|A picketer outside the IWGB’s ‘battle bus’ in London this week|
The Industrial Workers of Great Britain‘s ‘3 Cosas‘ (‘3 things’ in Spanish) campaign has concluded three days of strike action against the University of London and cleaning subcontractors Cofely GDF-Suez. Having achieved their first two wishes (holidays and sick pay) at the end of last year, the cleaners were going for their third – pensions.
The success of the rank and file union was one of 2013’s bright spots – harnessing the solidarity of London radicals and workers, and winning significant improvements to the lives of the largely female and Spanish-speaking workforce. However, they still face significant challenges, not least due to the role of the Unison union as the bosses’ first line of defence.
The 3 Cosas campaign has made use of innovative strategies over the past few months, which have served them well and are worth replicating across other movements. The IWGB has put out many press releases via its 3 Cosas WordPress, plus YouTube publicity videos featuring the striking workers themselves. Some videos promote the strike fund, which raised £6,000 for workers during the last stoppage, and encouraged them to go all out for three days this time. A 3 Cosas ‘battle bus’ has made a whistlestop tour of prominent London locations, and the self-produced ‘Open Book’ strike bulletin has also gone towards getting the workers’ perspective out there among the wider public. All of these efforts – whilst cementing internal solidarity – have caused great embarrassment to the employers.
From the beginning of 3 Cosas, the cleaners’ former union – Unison – has tried to sabotage the grassroots campaign at every turn. In late November, when 3 Cosas workers struck against the university, Unison and the uni tried to maintain a public fiction that it was Unison who had secured the concessions. As Harry Stopes wrote at the time:
Cleaners and supporters outside Parliament
“Both the university and BBW [former contractors Balfour Beatty] have said that the concessions were made following negotiations with Unison, and had nothing to do with the IWGB or 3 Cosas. In one sense this is true; only Unison has been invited to meet with the employers, and the deal is the product of their negotiations. The University of London tweeted that the agreement was ‘a great result for Unison, the voice of moderation and constructive two way dialogue’, and that ‘constructive dialogue’ had triumphed over ‘staff intimidation’. But it can’t be a coincidence that the deal […] has only been offered after several noisy demonstrations and a well attended strike, all organised by the workers through the IWGB.”

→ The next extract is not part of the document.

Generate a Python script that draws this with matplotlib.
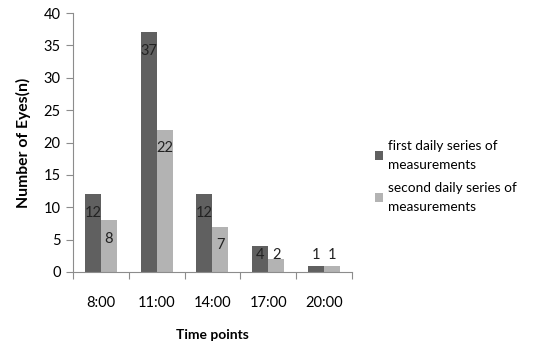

Now the Unison sub-plot thickens still further. Today, it has been revealed that two cleaners are to be disciplined by management for attending a picket, and according to an IWGB Twitter account “it was the UNISON rep, who doubles as the Cleaning Services Manager, who sent out the investigation meeting letter!” Apparently the same woman had told a picket that she “didn’t believe in striking”.
Sharon Bracey – the cleaning manager/Unison organiser in question – perfectly illustrates some of the contradictions which often exist within corporate unions. Sure, she is a low level operative, and reps in many workplaces would not be similar. But Bracey is the cleaners’ manager within the business world, and strives to manage their anger at her own actions too. In one hat she is supposed to squeeze ever more profit out of them, and in the other she seeks to facilitate this through her union position.
As yet, IWGB 3 Cosas’ response to this latest attempt at intimidation has not been made public. But one thing is for sure – 3 Cosas cleaners will be asking for more solidarity in the weeks to come. Meanwhile, their story is a practical illustration of the argument that workers need to control their own struggles, through their own organisations.